- **Given problem**
Take the listing from its first line through the line that contains "const avgFailure = [4.11, 4.29, 4.46, 4.79, 4.945, 5.13, 5.47];" and please retype those lines exactly, leaving out the pictures.
———
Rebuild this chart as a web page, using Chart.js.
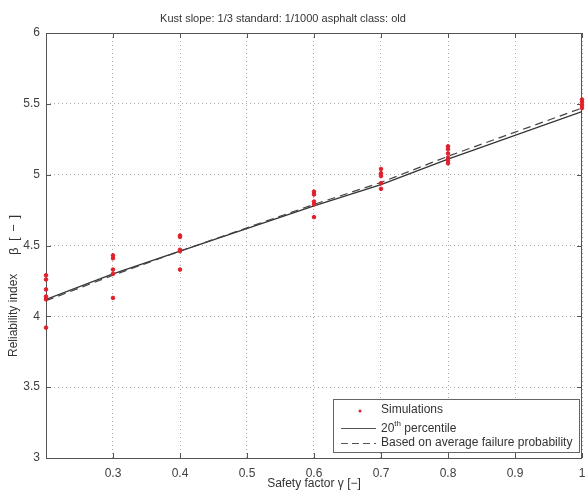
<!DOCTYPE html>
<html>
<head>
<meta charset="utf-8">
<script src="https://cdn.jsdelivr.net/npm/chart.js@4.4.0/dist/chart.umd.min.js"></script>
<style>
  html, body { margin: 0; padding: 0; background: #fff; }
  #wrap { width: 587px; height: 491px; }
</style>
</head>
<body>
<div id="wrap"><canvas id="myChart" width="587" height="491"></canvas></div>
<script>
// safety factor values where simulations were run
const gammaSim = [0.2, 0.3, 0.4, 0.6, 0.7, 0.8, 1.0];
// simulated reliability index per safety factor
const betaSim = [
  [4.29, 4.26, 4.19, 4.14, 4.12, 3.92],
  [4.43, 4.41, 4.33, 4.30, 4.13],
  [4.57, 4.56, 4.47, 4.46, 4.33],
  [4.88, 4.86, 4.81, 4.79, 4.70],
  [5.04, 5.01, 4.99, 4.94, 4.90],
  [5.20, 5.18, 5.15, 5.12, 5.10, 5.08],
  [5.53, 5.51, 5.49, 5.47]
];
const percentile20 = [4.12, 4.30, 4.46, 4.78, 4.93, 5.11, 5.445];
const avgFailure = [4.11, 4.29, 4.46, 4.79, 4.945, 5.13, 5.47];

const xTicks = [0.2, 0.3, 0.4, 0.5, 0.6, 0.7, 0.8, 0.9, 1];
const yTicks = [3, 3.5, 4, 4.5, 5, 5.5, 6];

const titleText = 'Kust slope: 1/3 standard: 1/1000 asphalt class: old';

const simPoints = [];
gammaSim.forEach((g, i) => {
  betaSim[i].forEach(b => simPoints.push({ x: g, y: b }));
});

const textColor = '#404040';
const fontFam = '"Liberation Sans", Arial, sans-serif';

// box + inward ticks, matlab style (drawn under the points)
const boxPlugin = {
  id: 'box',
  beforeDatasetsDraw(chart) {
    const { ctx, chartArea: a, scales } = chart;
    ctx.save();
    ctx.strokeStyle = '#555';
    ctx.lineWidth = 1;
    ctx.strokeRect(a.left + 0.5, a.top + 0.5, a.right - a.left - 1, a.bottom - a.top);
    ctx.beginPath();
    xTicks.forEach(t => {
      const px = Math.round(scales.x.getPixelForValue(t)) + 0.5;
      ctx.moveTo(px, a.bottom); ctx.lineTo(px, a.bottom - 5);
      ctx.moveTo(px, a.top); ctx.lineTo(px, a.top + 5);
    });
    yTicks.forEach(t => {
      const py = Math.round(scales.y.getPixelForValue(t)) + 0.5;
      ctx.moveTo(a.left, py); ctx.lineTo(a.left + 5, py);
      ctx.moveTo(a.right, py); ctx.lineTo(a.right - 5, py);
    });
    ctx.stroke();
    ctx.restore();
  }
};

// title and y label
const textPlugin = {
  id: 'texts',
  afterDraw(chart) {
    const { ctx } = chart;
    ctx.save();
    ctx.fillStyle = '#333';
    ctx.font = '11px ' + fontFam;
    ctx.textAlign = 'center';
    ctx.textBaseline = 'middle';
    ctx.fillText(titleText, 283, 19);
    // rotated y label
    ctx.translate(14, 357);
    ctx.rotate(-Math.PI / 2);
    ctx.font = '12px ' + fontFam;
    ctx.textAlign = 'left';
    ctx.fillText('Reliability index', 0, 0);
    ctx.font = '13px ' + fontFam;
    ctx.fillText('β', 102, 0);
    ctx.letterSpacing = '1px';
    ctx.fillText('[ − ]', 116, 0);
    ctx.restore();
  }
};

// legend box in lower right corner
const legendPlugin = {
  id: 'boxLegend',
  afterDraw(chart) {
    const { ctx, chartArea: a } = chart;
    const w = 246, h = 53;
    const x0 = a.right - 3 - w, y0 = a.bottom - 6 - h;
    ctx.save();
    ctx.fillStyle = '#fff';
    ctx.fillRect(x0, y0, w, h);
    ctx.strokeStyle = '#666';
    ctx.lineWidth = 1;
    ctx.strokeRect(x0 + 0.5, y0 + 0.5, w, h);
    ctx.font = '12px ' + fontFam;
    ctx.fillStyle = '#333';
    ctx.textBaseline = 'middle';
    const tx = x0 + 48;
    const rows = [y0 + 11, y0 + 29, y0 + 44];
    // dot
    ctx.beginPath();
    ctx.arc(x0 + 27, rows[0] + 1, 1.5, 0, Math.PI * 2);
    ctx.fillStyle = '#e0202a';
    ctx.fill();
    ctx.fillStyle = '#333';
    ctx.fillText('Simulations', tx, rows[0]);
    // solid
    ctx.strokeStyle = '#555';
    ctx.beginPath();
    ctx.moveTo(x0 + 8, rows[1] + 0.5); ctx.lineTo(x0 + 43, rows[1] + 0.5);
    ctx.stroke();
    ctx.fillText('20', tx, rows[1] + 1);
    const w20 = ctx.measureText('20').width;
    ctx.font = '8px ' + fontFam;
    ctx.fillText('th', tx + w20, rows[1] - 4);
    const wth = ctx.measureText('th').width;
    ctx.font = '12px ' + fontFam;
    ctx.fillText(' percentile', tx + w20 + wth, rows[1] + 1);
    // dashed
    ctx.setLineDash([7, 4]);
    ctx.beginPath();
    ctx.moveTo(x0 + 8, rows[2] + 0.5); ctx.lineTo(x0 + 43, rows[2] + 0.5);
    ctx.stroke();
    ctx.setLineDash([]);
    ctx.fillText('Based on average failure probability', tx, rows[2]);
    ctx.restore();
  }
};

const data = {
  datasets: [{
    label: 'Simulations',
    type: 'scatter',
    data: simPoints,
    backgroundColor: '#e0202a',
    borderColor: '#e0202a',
    pointRadius: 1.8,
    clip: false,
    order: 0
  }, {
    label: '20th percentile',
    type: 'line',
    data: gammaSim.map((g, i) => ({ x: g, y: percentile20[i] })),
    borderColor: '#333',
    borderWidth: 1.3,
    pointRadius: 0,
    fill: false,
    order: 2
  }, {
    label: 'Based on average failure probability',
    type: 'line',
    data: gammaSim.map((g, i) => ({ x: g, y: avgFailure[i] })),
    borderColor: '#444',
    borderWidth: 1.2,
    borderDash: [8, 5],
    pointRadius: 0,
    fill: false,
    order: 1
  }]
};

const config = {
  type: 'scatter',
  data,
  options: {
    responsive: false,
    animation: false,
    layout: { padding: { left: 0, right: 1, top: 33, bottom: 0 } },
    plugins: {
      legend: { display: false },
      tooltip: { enabled: false },
      title: { display: false }
    },
    scales: {
      x: {
        type: 'linear',
        min: 0.2,
        max: 1,
        afterBuildTicks: s => { s.ticks = xTicks.map(v => ({ value: v })); },
        afterFit: s => { s.height = 33; s.paddingLeft = 0; s.paddingRight = 0; },
        ticks: {
          color: textColor,
          font: { family: fontFam, size: 12 },
          padding: 8,
          maxRotation: 0,
          callback: v => (v === 0.2 ? '' : String(v))
        },
        grid: {
          color: '#aaa',
          lineWidth: 1,
          drawTicks: false
        },
        border: { display: false, dash: [1, 3] },
        title: {
          display: true,
          text: 'Safety factor γ [−]',
          color: '#333',
          font: { family: fontFam, size: 12 },
          padding: { top: 0, bottom: 0 }
        }
      },
      y: {
        type: 'linear',
        min: 3,
        max: 6,
        afterBuildTicks: s => { s.ticks = yTicks.map(v => ({ value: v })); },
        afterFit: s => { s.width = 46; s.paddingTop = 0; s.paddingBottom = 0; },
        ticks: {
          color: textColor,
          font: { family: fontFam, size: 12 },
          padding: 6,
          callback: v => String(v)
        },
        grid: {
          color: '#aaa',
          lineWidth: 1,
          drawTicks: false
        },
        border: { display: false, dash: [1, 3] },
        title: { display: false }
      }
    }
  },
  plugins: [boxPlugin, textPlugin, legendPlugin]
};

const ctx = document.getElementById('myChart').getContext('2d');
const myChart = new Chart(ctx, config);
</script>
</body>
</html>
———
- **Result**
Rebuild this chart as a web page, using Chart.js.
<!DOCTYPE html>
<html>
<head>
<meta charset="utf-8">
<script src="https://cdn.jsdelivr.net/npm/chart.js@4.4.0/dist/chart.umd.min.js"></script>
<style>
  html, body { margin: 0; padding: 0; background: #fff; }
  #wrap { width: 587px; height: 491px; }
</style>
</head>
<body>
<div id="wrap"><canvas id="myChart" width="587" height="491"></canvas></div>
<script>
// safety factor values where simulations were run
const gammaSim = [0.2, 0.3, 0.4, 0.6, 0.7, 0.8, 1.0];
// simulated reliability index per safety factor
const betaSim = [
  [4.29, 4.26, 4.19, 4.14, 4.12, 3.92],
  [4.43, 4.41, 4.33, 4.30, 4.13],
  [4.57, 4.56, 4.47, 4.46, 4.33],
  [4.88, 4.86, 4.81, 4.79, 4.70],
  [5.04, 5.01, 4.99, 4.94, 4.90],
  [5.20, 5.18, 5.15, 5.12, 5.10, 5.08],
  [5.53, 5.51, 5.49, 5.47]
];
const percentile20 = [4.12, 4.30, 4.46, 4.78, 4.93, 5.11, 5.445];
const avgFailure = [4.11, 4.29, 4.46, 4.79, 4.945, 5.13, 5.47];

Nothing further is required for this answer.